“New Vision” Is The Same Old Coup
Although this article in the New York Times does present a fairly good overview of the opposition to (T)Hugo Chavez's coup, the tone is generally sympathetic to the soon-to-be-president for life. This isn't really surprising given the fact that the western media has always had a hard time recognizing the real monsters. That being why Fidel Castro still gets kid glove treatment.
A sweeping revision of the Constitution, expected to be approved by referendum on Dec. 2, is both bolstering Mr. Chávez’s popularity here among people who would benefit and stirring contempt from economists who declare it demagogy. Signaling new instability here, dissent is also emerging among his former lieutenants, one of whom says the president is carrying out a populist coup.
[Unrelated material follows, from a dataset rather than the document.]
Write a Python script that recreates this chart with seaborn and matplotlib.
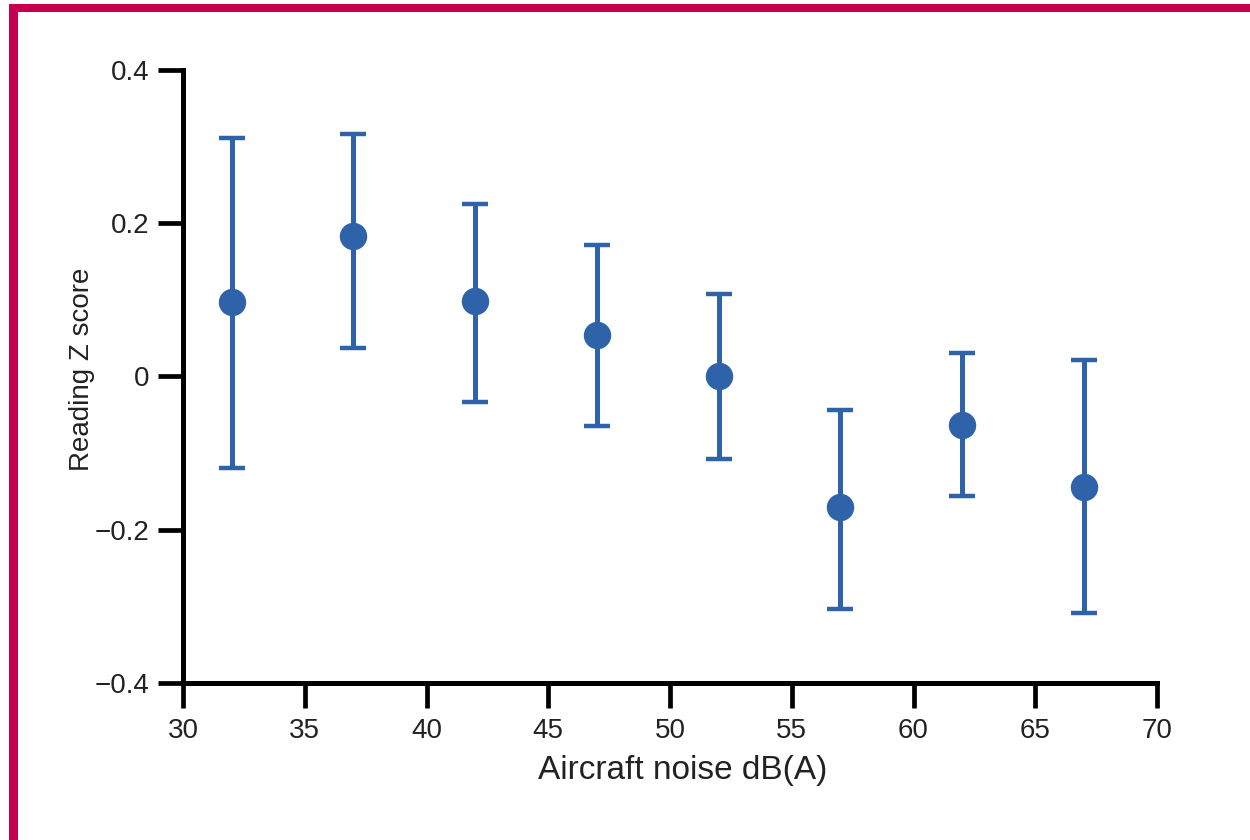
import matplotlib
matplotlib.use("Agg")
import matplotlib.pyplot as plt
from matplotlib.patches import Rectangle
import seaborn as sns
import pandas as pd
import numpy as np

# Data
noise_db = [32, 37, 42, 47, 52, 57, 62, 67]
z_mean = [0.097, 0.183, 0.099, 0.054, 0.001, -0.170, -0.063, -0.144]
z_lower = [-0.119, 0.037, -0.033, -0.064, -0.108, -0.303, -0.156, -0.308]
z_upper = [0.311, 0.316, 0.225, 0.171, 0.107, -0.044, 0.031, 0.021]

x_ticks = [30, 35, 40, 45, 50, 55, 60, 65, 70]
y_ticks = [-0.4, -0.2, 0, 0.2, 0.4]
y_tick_labels = ["\u22120.4", "\u22120.2", "0", "0.2", "0.4"]

df = pd.DataFrame({"noise": noise_db, "z": z_mean, "lo": z_lower, "hi": z_upper})

sns.set_theme(style="ticks")
plt.rcParams["font.family"] = ["Liberation Sans", "DejaVu Sans"]

color = "#2E63A9"
fig = plt.figure(figsize=(12.5, 8.4), dpi=100)
ax = fig.add_axes([0.1464, 0.1869, 0.7792, 0.7298])

yerr = np.vstack([df["z"] - df["lo"], df["hi"] - df["z"]])
ax.errorbar(df["noise"], df["z"], yerr=yerr, fmt="none", ecolor=color,
            elinewidth=3.6, capsize=9.7, capthick=3.2, zorder=2)
sns.scatterplot(data=df, x="noise", y="z", ax=ax, color=color, marker="o",
                s=390, edgecolor=color, linewidth=0, zorder=3, legend=False)

ax.set_xlim(30, 70)
ax.set_ylim(-0.4, 0.4)
ax.set_xticks(x_ticks)
ax.set_xticklabels([str(t) for t in x_ticks])
ax.set_yticks(y_ticks)
ax.set_yticklabels(y_tick_labels)

for side in ["top", "right"]:
    ax.spines[side].set_visible(False)
for side in ["left", "bottom"]:
    ax.spines[side].set_linewidth(3.6)
    ax.spines[side].set_color("black")
    ax.spines[side].set_capstyle("projecting")

ax.tick_params(axis="both", direction="out", length=18, width=3.4,
               color="black", labelsize=20, labelcolor="#222222")
ax.tick_params(axis="x", pad=7)
ax.tick_params(axis="y", pad=6)

ax.set_xlabel("Aircraft noise dB(A)", fontsize=24, color="#222222")
ax.set_ylabel("Reading Z score", fontsize=20, color="#222222")
ax.xaxis.set_label_coords(0.513, -0.117)
ax.yaxis.set_label_coords(-0.090, 0.511)

# crimson frame lines (top and left)
fig.add_artist(Rectangle((9 / 1250, 1 - 12 / 840), 1.0, 8 / 840,
                         transform=fig.transFigure, color="#C5004E", lw=0))
fig.add_artist(Rectangle((9 / 1250, 0), 9 / 1250, 1 - 4 / 840,
                         transform=fig.transFigure, color="#C5004E", lw=0))

fig.savefig("out.png", dpi=100, facecolor="white")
“There is a perverse subversion of our existing Constitution under way,” said Gen. Raúl Isaías Baduel, a retired defense minister and former confidant of Mr. Chávez who broke with him in a stunning defection this month to the political opposition. “This is not a reform,” General Baduel said in an interview here this week. “I categorize it as a coup d’état.”
Chávez loyalists already control the National Assembly, the Supreme Court, almost every state government, the entire federal bureaucracy and newly nationalized companies in the telephone, electricity and oil industries. Soon they could control even more.
But this is an upheaval that would be carried out with the approval of the voters. While opinion polls in Venezuela are often tainted by partisanship, they suggest that the referendum could be Mr. Chávez’s closest electoral test since his presidency began in 1999, but one he may well win.
“We are witnessing a seizure and redirection of power through legitimate means,” said Alberto Barrera Tyszka, co-author of a best-selling biography of Mr. Chávez. “This is not a dictatorship but something more complex: the tyranny of popularity.”
Chavez is not even close to being the first tyrant to mask his takeover behind populism or mob rule. It has happened time and again throughout recorded history. Hiding behind a mask of democracy does not a democracy make. It is one of the reasons the framers of the American constitution formed this country into a representative republic.
In the long run, the people of Venezuela will pay a bitter price for the rule of a tyrant like Chavez. Just ask Doctor Oscar Elias Biscet what life is like under Fidel Castro. If you can get into the prison to talk to him. Then back out, which is the tricky part.






By Greg, Saturday, 17 November , 2007 @ 1:41 pm
“This isn’t really surprising given the fact that the western media has always had a hard time recognizing the real monsters. ”
I remember my college days, back around ‘80 or so. I spent a lot of time talking to the communists, socialists, and a few other ‘ists’ on campus. Very enlightening. Capitalism is evil, the US is a monster, “real communism” hasn’t been tried yet, but at least the Soviets get points for trying, so they’re better than us. And on and on.
Where do these people go when they graduate? Into government jobs and the media.
So all a brutal, bloodthirsty, mass-murdering dictator has to do is put a socialist/communist label on his work, or utter the leftist platitudes, and our media will eat it up. Even if they don’t they’re given some benefit of the doubt, since the US is the source of all evil.